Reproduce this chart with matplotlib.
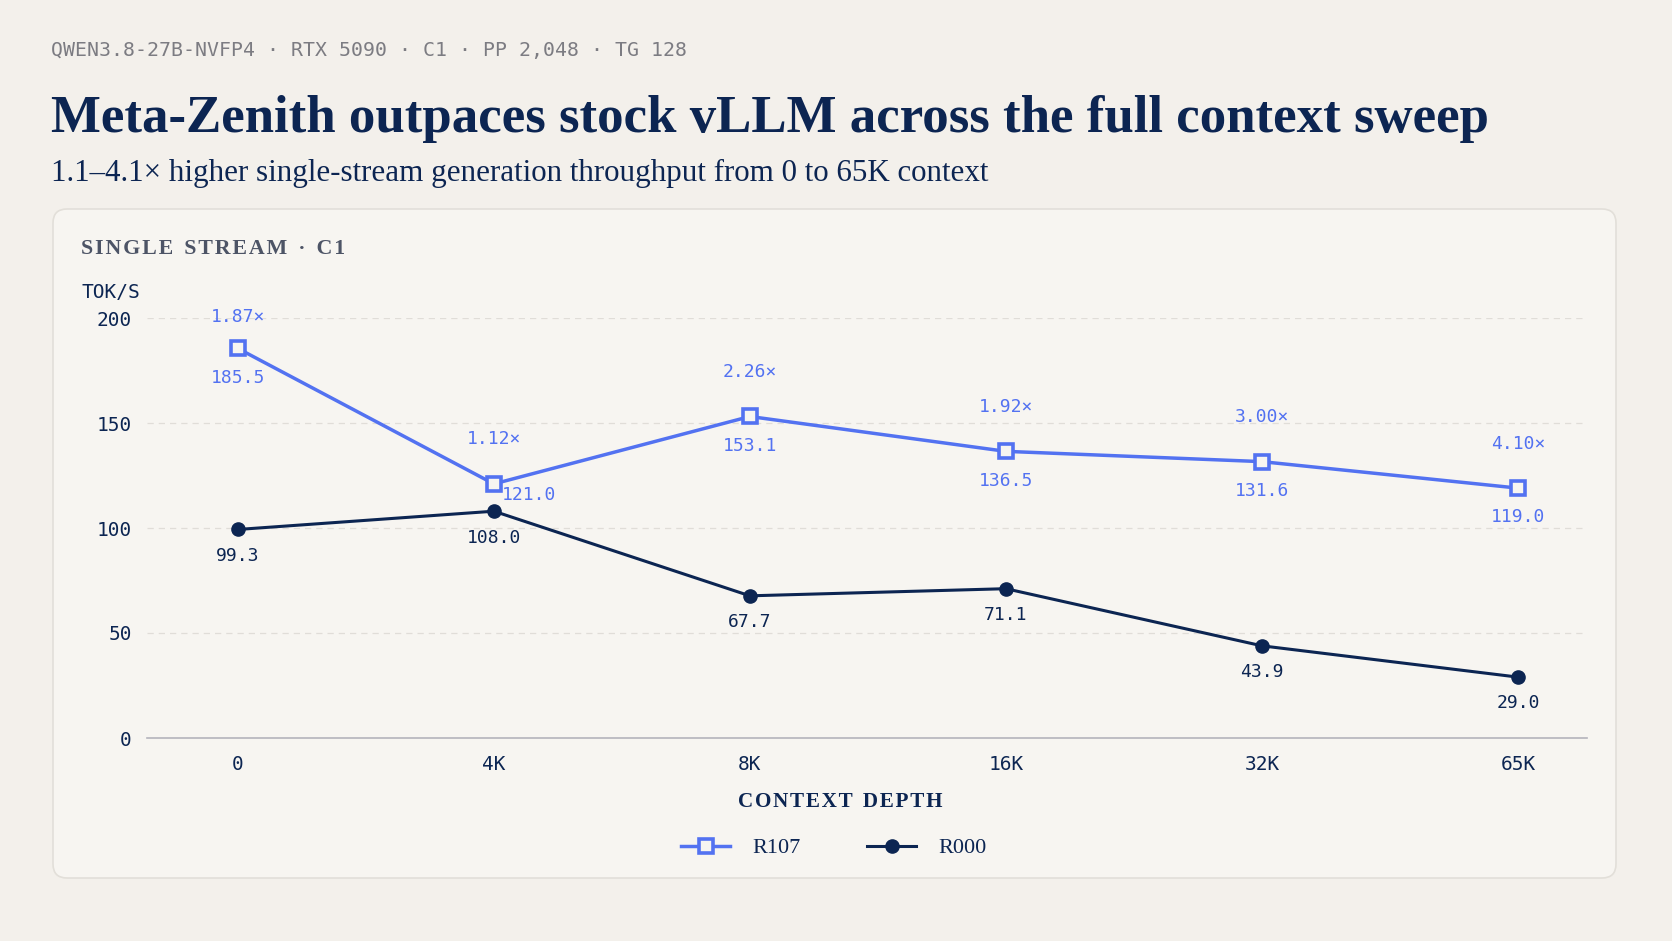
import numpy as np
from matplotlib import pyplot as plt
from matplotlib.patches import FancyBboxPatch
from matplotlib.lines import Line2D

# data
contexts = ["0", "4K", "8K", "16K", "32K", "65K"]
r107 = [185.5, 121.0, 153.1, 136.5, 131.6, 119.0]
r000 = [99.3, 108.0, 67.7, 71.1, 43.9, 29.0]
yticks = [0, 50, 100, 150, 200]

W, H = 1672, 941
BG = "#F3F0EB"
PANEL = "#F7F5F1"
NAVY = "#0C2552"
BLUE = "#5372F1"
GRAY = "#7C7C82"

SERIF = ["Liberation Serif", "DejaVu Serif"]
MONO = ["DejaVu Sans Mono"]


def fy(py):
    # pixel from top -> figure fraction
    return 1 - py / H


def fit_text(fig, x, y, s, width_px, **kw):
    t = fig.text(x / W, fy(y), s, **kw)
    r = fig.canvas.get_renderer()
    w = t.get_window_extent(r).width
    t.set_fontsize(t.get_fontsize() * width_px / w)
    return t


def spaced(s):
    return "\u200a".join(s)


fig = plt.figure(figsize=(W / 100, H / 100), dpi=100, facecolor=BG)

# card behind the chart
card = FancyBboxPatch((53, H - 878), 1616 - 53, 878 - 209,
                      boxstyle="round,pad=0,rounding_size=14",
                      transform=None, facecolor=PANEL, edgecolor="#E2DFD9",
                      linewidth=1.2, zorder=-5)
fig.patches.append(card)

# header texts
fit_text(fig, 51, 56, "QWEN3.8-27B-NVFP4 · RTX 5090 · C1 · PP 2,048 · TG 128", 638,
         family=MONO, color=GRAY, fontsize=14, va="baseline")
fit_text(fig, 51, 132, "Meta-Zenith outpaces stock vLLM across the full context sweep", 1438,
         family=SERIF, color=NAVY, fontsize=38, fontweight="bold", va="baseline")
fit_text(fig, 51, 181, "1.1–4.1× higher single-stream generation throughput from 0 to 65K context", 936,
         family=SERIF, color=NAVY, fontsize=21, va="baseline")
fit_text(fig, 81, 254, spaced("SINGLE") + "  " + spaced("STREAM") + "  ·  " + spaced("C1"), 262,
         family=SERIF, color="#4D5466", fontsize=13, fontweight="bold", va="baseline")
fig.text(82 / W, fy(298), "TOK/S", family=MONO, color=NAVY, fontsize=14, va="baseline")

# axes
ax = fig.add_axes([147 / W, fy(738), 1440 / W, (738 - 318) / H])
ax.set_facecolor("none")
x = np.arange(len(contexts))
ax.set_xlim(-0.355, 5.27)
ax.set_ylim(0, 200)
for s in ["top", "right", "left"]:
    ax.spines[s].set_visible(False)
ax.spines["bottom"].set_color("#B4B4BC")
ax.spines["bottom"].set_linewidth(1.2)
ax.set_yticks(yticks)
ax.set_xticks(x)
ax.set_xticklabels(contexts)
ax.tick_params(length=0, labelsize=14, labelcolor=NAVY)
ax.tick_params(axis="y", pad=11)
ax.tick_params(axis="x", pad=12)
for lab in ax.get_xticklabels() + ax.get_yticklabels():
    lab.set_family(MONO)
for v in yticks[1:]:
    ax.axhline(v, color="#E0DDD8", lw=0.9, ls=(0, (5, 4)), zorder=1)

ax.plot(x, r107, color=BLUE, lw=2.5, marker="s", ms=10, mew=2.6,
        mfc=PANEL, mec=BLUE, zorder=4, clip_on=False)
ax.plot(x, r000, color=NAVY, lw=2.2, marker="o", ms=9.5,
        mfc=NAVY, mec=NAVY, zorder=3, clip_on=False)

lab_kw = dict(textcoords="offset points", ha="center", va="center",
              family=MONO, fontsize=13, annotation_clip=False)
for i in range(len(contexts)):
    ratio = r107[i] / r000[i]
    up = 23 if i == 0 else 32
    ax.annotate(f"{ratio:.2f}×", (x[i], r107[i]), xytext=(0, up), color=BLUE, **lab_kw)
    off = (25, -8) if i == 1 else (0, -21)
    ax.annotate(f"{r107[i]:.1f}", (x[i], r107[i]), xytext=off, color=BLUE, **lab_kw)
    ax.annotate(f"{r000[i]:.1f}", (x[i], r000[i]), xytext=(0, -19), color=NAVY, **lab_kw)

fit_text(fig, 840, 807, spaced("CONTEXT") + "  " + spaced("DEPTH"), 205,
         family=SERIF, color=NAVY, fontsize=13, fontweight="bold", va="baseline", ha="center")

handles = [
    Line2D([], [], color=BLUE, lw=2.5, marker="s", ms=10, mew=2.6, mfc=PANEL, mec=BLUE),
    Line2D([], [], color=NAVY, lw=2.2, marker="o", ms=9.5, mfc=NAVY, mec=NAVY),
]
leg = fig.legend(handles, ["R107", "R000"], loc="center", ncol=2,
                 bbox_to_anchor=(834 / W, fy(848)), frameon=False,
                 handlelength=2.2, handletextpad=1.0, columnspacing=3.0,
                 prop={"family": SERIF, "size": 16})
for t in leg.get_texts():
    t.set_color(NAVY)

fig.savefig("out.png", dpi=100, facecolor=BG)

────────────────────────────────────────

Task objective:
Set the pictures aside and transcribe the data above exactly.

Exercise solution:
Reproduce this chart with matplotlib.
import numpy as np
from matplotlib import pyplot as plt
from matplotlib.patches import FancyBboxPatch
from matplotlib.lines import Line2D

# data
contexts = ["0", "4K", "8K", "16K", "32K", "65K"]
r107 = [185.5, 121.0, 153.1, 136.5, 131.6, 119.0]
r000 = [99.3, 108.0, 67.7, 71.1, 43.9, 29.0]
yticks = [0, 50, 100, 150, 200]

W, H = 1672, 941
BG = "#F3F0EB"
PANEL = "#F7F5F1"
NAVY = "#0C2552"
BLUE = "#5372F1"
GRAY = "#7C7C82"

SERIF = ["Liberation Serif", "DejaVu Serif"]
MONO = ["DejaVu Sans Mono"]


def fy(py):
    # pixel from top -> figure fraction
    return 1 - py / H


def fit_text(fig, x, y, s, width_px, **kw):
    t = fig.text(x / W, fy(y), s, **kw)
    r = fig.canvas.get_renderer()
    w = t.get_window_extent(r).width
    t.set_fontsize(t.get_fontsize() * width_px / w)
    return t


def spaced(s):
    return "\u200a".join(s)


fig = plt.figure(figsize=(W / 100, H / 100), dpi=100, facecolor=BG)

# card behind the chart
card = FancyBboxPatch((53, H - 878), 1616 - 53, 878 - 209,
                      boxstyle="round,pad=0,rounding_size=14",
                      transform=None, facecolor=PANEL, edgecolor="#E2DFD9",
                      linewidth=1.2, zorder=-5)
fig.patches.append(card)

# header texts
fit_text(fig, 51, 56, "QWEN3.8-27B-NVFP4 · RTX 5090 · C1 · PP 2,048 · TG 128", 638,
         family=MONO, color=GRAY, fontsize=14, va="baseline")
fit_text(fig, 51, 132, "Meta-Zenith outpaces stock vLLM across the full context sweep", 1438,
         family=SERIF, color=NAVY, fontsize=38, fontweight="bold", va="baseline")
fit_text(fig, 51, 181, "1.1–4.1× higher single-stream generation throughput from 0 to 65K context", 936,
         family=SERIF, color=NAVY, fontsize=21, va="baseline")
fit_text(fig, 81, 254, spaced("SINGLE") + "  " + spaced("STREAM") + "  ·  " + spaced("C1"), 262,
         family=SERIF, color="#4D5466", fontsize=13, fontweight="bold", va="baseline")
fig.text(82 / W, fy(298), "TOK/S", family=MONO, color=NAVY, fontsize=14, va="baseline")

# axes
ax = fig.add_axes([147 / W, fy(738), 1440 / W, (738 - 318) / H])
ax.set_facecolor("none")
x = np.arange(len(contexts))
ax.set_xlim(-0.355, 5.27)
ax.set_ylim(0, 200)
for s in ["top", "right", "left"]:
    ax.spines[s].set_visible(False)
ax.spines["bottom"].set_color("#B4B4BC")
ax.spines["bottom"].set_linewidth(1.2)
ax.set_yticks(yticks)
ax.set_xticks(x)
ax.set_xticklabels(contexts)
ax.tick_params(length=0, labelsize=14, labelcolor=NAVY)
ax.tick_params(axis="y", pad=11)
ax.tick_params(axis="x", pad=12)
for lab in ax.get_xticklabels() + ax.get_yticklabels():
    lab.set_family(MONO)
for v in yticks[1:]:
    ax.axhline(v, color="#E0DDD8", lw=0.9, ls=(0, (5, 4)), zorder=1)

ax.plot(x, r107, color=BLUE, lw=2.5, marker="s", ms=10, mew=2.6,
        mfc=PANEL, mec=BLUE, zorder=4, clip_on=False)
ax.plot(x, r000, color=NAVY, lw=2.2, marker="o", ms=9.5,
        mfc=NAVY, mec=NAVY, zorder=3, clip_on=False)

lab_kw = dict(textcoords="offset points", ha="center", va="center",
              family=MONO, fontsize=13, annotation_clip=False)
for i in range(len(contexts)):
    ratio = r107[i] / r000[i]
    up = 23 if i == 0 else 32
    ax.annotate(f"{ratio:.2f}×", (x[i], r107[i]), xytext=(0, up), color=BLUE, **lab_kw)
    off = (25, -8) if i == 1 else (0, -21)
    ax.annotate(f"{r107[i]:.1f}", (x[i], r107[i]), xytext=off, color=BLUE, **lab_kw)
    ax.annotate(f"{r000[i]:.1f}", (x[i], r000[i]), xytext=(0, -19), color=NAVY, **lab_kw)

fit_text(fig, 840, 807, spaced("CONTEXT") + "  " + spaced("DEPTH"), 205,
         family=SERIF, color=NAVY, fontsize=13, fontweight="bold", va="baseline", ha="center")

handles = [
    Line2D([], [], color=BLUE, lw=2.5, marker="s", ms=10, mew=2.6, mfc=PANEL, mec=BLUE),
    Line2D([], [], color=NAVY, lw=2.2, marker="o", ms=9.5, mfc=NAVY, mec=NAVY),
]
leg = fig.legend(handles, ["R107", "R000"], loc="center", ncol=2,
                 bbox_to_anchor=(834 / W, fy(848)), frameon=False,
                 handlelength=2.2, handletextpad=1.0, columnspacing=3.0,
                 prop={"family": SERIF, "size": 16})
for t in leg.get_texts():
    t.set_color(NAVY)

fig.savefig("out.png", dpi=100, facecolor=BG)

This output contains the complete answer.